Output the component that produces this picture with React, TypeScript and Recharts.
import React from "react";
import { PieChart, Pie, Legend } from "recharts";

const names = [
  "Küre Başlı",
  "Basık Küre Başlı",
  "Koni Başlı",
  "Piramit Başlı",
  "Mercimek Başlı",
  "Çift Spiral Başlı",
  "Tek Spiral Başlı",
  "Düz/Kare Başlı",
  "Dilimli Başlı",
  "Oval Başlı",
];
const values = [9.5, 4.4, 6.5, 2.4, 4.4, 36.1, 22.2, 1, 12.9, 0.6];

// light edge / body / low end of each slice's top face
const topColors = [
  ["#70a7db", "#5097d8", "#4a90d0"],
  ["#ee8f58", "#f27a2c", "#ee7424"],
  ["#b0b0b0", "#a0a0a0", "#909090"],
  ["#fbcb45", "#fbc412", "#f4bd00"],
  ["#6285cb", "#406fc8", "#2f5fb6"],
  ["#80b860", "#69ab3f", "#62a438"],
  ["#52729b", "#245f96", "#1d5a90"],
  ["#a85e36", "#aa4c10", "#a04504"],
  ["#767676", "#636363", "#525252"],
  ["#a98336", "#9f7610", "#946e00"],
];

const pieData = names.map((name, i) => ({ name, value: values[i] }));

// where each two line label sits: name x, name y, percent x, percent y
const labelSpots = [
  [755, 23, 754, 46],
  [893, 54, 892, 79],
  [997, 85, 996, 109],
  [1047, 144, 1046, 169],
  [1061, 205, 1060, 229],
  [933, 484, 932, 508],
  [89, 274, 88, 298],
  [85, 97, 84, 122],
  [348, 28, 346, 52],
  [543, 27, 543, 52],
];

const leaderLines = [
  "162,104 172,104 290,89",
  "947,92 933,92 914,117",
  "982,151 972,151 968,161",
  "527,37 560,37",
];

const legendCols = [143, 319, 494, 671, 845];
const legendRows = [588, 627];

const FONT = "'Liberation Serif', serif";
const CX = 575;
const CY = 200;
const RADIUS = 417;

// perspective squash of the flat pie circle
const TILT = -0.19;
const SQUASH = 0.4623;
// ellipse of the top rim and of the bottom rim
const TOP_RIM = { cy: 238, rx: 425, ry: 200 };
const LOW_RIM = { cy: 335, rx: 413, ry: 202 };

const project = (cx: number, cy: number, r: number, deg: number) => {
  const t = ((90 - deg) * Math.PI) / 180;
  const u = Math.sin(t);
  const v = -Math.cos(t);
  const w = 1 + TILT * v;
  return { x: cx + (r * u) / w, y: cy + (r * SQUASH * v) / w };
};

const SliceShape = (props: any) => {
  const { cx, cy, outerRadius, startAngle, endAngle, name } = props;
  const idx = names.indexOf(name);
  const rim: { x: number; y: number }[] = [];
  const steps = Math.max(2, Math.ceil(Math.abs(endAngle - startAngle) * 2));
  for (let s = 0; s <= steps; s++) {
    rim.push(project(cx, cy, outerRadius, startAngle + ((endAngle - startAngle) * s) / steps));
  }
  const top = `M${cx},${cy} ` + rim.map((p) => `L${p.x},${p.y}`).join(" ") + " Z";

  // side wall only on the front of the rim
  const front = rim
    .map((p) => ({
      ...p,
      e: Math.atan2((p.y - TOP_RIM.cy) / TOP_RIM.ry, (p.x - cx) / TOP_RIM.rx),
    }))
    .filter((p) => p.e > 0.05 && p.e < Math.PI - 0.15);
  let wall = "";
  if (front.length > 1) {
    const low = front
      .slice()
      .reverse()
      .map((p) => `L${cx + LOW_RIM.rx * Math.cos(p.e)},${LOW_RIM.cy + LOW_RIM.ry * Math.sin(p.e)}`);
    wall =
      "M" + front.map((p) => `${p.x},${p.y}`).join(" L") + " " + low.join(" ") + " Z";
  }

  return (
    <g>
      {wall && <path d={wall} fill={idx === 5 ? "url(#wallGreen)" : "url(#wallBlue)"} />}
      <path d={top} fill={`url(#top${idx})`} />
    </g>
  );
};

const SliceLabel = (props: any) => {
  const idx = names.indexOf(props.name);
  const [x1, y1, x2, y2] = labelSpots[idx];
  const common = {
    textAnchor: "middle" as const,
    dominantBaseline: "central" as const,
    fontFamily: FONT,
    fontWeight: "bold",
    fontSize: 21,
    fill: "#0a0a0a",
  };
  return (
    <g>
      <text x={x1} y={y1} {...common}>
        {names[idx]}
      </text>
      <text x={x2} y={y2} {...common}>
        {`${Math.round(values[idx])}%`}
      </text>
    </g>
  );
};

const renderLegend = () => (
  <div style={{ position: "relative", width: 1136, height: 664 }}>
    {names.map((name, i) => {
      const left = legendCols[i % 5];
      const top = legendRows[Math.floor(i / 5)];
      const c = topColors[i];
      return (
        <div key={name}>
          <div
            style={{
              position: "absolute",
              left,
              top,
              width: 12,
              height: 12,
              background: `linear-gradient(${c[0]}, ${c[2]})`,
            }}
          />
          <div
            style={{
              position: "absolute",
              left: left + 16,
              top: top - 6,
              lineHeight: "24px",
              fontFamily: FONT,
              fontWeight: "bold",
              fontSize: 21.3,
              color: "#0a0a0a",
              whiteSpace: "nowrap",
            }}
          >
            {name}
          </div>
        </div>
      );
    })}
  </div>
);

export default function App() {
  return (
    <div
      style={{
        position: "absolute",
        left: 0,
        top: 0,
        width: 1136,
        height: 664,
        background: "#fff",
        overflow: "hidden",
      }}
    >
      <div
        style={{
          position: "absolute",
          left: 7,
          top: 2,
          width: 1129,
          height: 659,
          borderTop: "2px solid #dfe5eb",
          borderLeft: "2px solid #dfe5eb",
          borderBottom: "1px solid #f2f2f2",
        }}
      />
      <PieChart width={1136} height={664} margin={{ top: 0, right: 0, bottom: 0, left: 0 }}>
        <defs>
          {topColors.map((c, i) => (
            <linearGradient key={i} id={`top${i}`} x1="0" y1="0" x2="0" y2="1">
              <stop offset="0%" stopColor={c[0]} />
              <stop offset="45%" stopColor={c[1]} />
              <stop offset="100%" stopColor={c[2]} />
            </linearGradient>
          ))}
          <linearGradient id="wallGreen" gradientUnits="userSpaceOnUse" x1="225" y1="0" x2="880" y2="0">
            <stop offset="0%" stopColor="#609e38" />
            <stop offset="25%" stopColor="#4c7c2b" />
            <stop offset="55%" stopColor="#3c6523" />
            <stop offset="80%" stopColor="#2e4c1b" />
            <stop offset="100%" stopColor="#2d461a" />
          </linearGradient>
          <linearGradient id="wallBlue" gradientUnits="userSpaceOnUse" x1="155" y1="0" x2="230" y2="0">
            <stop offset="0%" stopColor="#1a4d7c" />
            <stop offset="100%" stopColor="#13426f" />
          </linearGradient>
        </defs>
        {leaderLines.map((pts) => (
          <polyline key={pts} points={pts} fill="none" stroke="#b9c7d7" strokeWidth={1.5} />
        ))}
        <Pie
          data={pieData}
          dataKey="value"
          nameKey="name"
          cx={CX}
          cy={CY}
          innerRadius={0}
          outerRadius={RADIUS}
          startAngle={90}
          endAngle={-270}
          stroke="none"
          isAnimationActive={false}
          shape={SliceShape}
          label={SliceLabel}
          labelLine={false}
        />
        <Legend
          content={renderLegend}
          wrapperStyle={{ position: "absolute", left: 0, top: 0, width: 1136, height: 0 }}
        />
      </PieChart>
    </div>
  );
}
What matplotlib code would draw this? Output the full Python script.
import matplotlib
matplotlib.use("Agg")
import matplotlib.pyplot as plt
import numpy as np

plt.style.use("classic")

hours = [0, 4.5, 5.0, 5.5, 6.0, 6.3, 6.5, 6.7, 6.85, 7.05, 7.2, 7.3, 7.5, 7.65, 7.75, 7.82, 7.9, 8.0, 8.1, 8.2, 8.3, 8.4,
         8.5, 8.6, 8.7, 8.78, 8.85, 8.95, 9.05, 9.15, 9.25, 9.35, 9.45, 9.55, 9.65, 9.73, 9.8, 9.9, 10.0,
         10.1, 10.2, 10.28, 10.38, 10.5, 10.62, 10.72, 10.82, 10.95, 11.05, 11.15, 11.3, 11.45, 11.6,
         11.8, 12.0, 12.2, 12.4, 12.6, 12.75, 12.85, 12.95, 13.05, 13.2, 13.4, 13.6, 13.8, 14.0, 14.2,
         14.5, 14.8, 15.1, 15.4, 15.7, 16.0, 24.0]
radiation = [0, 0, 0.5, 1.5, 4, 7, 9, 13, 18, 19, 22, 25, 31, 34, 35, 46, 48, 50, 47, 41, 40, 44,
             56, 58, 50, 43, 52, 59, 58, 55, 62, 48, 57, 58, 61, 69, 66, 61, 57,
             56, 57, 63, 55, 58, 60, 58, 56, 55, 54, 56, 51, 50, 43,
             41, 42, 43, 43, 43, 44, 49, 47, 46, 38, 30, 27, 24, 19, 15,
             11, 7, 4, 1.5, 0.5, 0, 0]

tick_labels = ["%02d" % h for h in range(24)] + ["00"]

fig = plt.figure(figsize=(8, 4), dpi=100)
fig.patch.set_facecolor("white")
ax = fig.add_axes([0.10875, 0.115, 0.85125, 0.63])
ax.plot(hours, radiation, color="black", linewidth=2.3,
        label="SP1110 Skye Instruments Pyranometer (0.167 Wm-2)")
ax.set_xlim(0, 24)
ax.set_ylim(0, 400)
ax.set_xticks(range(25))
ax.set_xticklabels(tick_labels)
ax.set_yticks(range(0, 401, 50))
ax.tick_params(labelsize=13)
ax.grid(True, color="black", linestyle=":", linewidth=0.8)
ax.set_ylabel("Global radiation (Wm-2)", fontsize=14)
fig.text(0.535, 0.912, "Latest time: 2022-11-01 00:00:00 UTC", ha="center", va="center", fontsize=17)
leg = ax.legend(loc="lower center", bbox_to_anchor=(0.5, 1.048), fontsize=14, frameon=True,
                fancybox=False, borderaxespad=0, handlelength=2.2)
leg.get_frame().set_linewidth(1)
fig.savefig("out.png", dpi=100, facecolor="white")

**********

What is expected:
Your task is to quote the lines above, beginning with the first and ending with the one that holds "PieChart, Pie, Legend".

Reply:
Output the component that produces this picture with React, TypeScript and Recharts.
import React from "react";
import { PieChart, Pie, Legend } from "recharts";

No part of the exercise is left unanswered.